Although not well-known or understood until the 1960s (although thy had been identified as early as the eighteenth century), eating disorders and disordered eating generally have become significant sources of concern and emotional difficulty and they remain important and problematic. Some studies suggest as many as 15% of college age women have some eating disorder.  25-30% have had symptoms; and 85% are female.  If disordered eating is included, many suggest that up to 40% of college students exhibited some characteristics of disordered eating.  Eating disorders are serious and may lead to death in as many as 10% of those who suffer from chronic disorders.

While symptoms of eating disorders often don’t appear until puberty or later, most professionals believe the roots of these complex issues often relate to early childhood and may involve complicated aspects of relationships with parents or caregivers.

In general, symptoms often manifest as attempts to maintain or regain a sense of control and/or independence over oneself by rigid, visible control of their body.  But the root of these issues often relate to a combination of psychological, biological and social factors.

Psychologically, people who may develop eating issues often feel a loss of control of their lives, and dieting, purging, or restricting become ways to try to maintain or regain this control. Biologically, many people who develop these symptoms, many be dealing with depression other psychological issues.  And socially, our cultural emphasis on thinness, can become a driving force for some, such that they feel the only way they can be accepted or acceptable is to have what they, or their peers, consider the “ideal” body.

We have come a long way in our understanding of eating disorders, and effective psychological treatment can be very beneficial and can help people work through these issues with considerable success, although it is often important to receive effective psychological help.

Fortunately, there are many professionals with training in working with people struggling with eating issues and the results are very promising.

Professional staff at the Counseling and wellness Center have specific training and experience in these issues and can help students navigate these difficult issues.

Here re some guidelines for helping a friend who may be dealing with an eating disorder:

If you and others have observed behaviors in your friend or roommate that are suggestive of an eating disorder, you are in a position to help.

  • Make a plan to approach the person in a private place when there is no immediate stress and time to talk.
  • Present in a caring but straightforward way what you have observed and what your concerns are.
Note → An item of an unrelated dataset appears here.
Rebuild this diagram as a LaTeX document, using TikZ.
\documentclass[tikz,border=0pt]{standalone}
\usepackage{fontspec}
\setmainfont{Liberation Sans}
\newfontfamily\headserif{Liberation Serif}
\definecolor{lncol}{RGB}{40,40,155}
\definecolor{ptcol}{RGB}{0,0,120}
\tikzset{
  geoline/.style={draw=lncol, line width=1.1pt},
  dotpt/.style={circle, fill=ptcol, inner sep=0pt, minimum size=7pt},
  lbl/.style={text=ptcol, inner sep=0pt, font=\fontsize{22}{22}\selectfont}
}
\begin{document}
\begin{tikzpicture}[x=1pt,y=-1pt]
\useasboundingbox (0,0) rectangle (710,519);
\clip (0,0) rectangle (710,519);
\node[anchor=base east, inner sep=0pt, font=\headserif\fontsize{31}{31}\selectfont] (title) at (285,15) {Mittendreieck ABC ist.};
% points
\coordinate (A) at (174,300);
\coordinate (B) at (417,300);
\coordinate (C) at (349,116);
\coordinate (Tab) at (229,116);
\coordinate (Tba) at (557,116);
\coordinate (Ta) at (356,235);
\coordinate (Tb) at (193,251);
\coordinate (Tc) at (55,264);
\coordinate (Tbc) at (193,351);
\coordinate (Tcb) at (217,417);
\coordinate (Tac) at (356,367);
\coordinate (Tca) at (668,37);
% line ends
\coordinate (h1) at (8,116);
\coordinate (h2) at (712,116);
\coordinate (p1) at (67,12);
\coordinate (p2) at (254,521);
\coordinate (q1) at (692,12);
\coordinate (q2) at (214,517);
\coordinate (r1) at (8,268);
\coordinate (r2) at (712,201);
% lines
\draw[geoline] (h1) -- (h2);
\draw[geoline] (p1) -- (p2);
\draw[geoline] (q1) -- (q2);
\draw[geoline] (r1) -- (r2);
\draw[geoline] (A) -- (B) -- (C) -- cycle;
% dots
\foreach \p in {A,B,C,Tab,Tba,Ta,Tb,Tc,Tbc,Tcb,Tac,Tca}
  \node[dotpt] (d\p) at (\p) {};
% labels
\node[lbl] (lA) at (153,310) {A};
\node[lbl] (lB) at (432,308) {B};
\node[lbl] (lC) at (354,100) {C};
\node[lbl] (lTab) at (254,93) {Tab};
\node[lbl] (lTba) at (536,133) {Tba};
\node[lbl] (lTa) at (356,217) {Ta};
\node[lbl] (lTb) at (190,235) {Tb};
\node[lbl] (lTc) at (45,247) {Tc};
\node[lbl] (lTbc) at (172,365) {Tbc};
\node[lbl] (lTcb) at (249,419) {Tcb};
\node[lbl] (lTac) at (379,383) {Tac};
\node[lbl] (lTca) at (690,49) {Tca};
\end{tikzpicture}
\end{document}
Tell him or her that you are worried and want to help. (Friends who are too angry with the person to talk supportively should not be a part of this discussion.)
  • Give the person time to talk and encourage them to verbalize feelings. Ask clarifying questions. Listen carefully; accept what is said in a non-judgmental manner.
  • Do not argue about whether there is or is not a problem–power struggles are not helpful. Perhaps you can say, “I hear what you are saying and I hope you are right that this is not a problem. But I am still very worried about what I have seen and heard, and that is not going to go away.”
  • Provide information about resources for treatment.  Explain that the services of the Counseling Center on campus are free and totally confidential. Offer to go with the person to the Counseling Center and wait while they have their first appointment. Ask them to consider going for one appointment before they make a decision about ongoing treatment. If they would prefer to see a nurse practitioner or nutritionist, let them know that that is available through the Health Center.
  • If you are concerned that the eating disorder is severe or life-threatening, enlist the help of the Counseling Center, Health Center, relative, friend, or roommate of the person before you intervene. Present a united and supportive front with others.
  • If the person denies the problem, becomes angry, or refuses treatment, understand that this is often part of the illness. Besides, they have a right to refuse treatment (unless their life is in danger). You may feel helpless, angry, and frustrated with them. You might say, “I know you can refuse to go for help, but that will not stop me from worrying about you or caring about you. I may bring this up again to you later, and maybe we can talk more about it then.” Follow through on that—and on any other promise you make.
  • Do not try to be a hero or a rescuer; you will probably be resented. If you do the best you can to help on several occasions and the person does not accept it, stop. Remind yourself you have done all it is reasonable to do. Eating disorders are stubborn problems, and treatment is most effective when the person is truly ready for it. You may have planted a seed that helps them get ready.
  • Eating disorders are usually not emergency situations. But, if the person is suicidal or otherwise in serious immediate danger, get professional help immediately.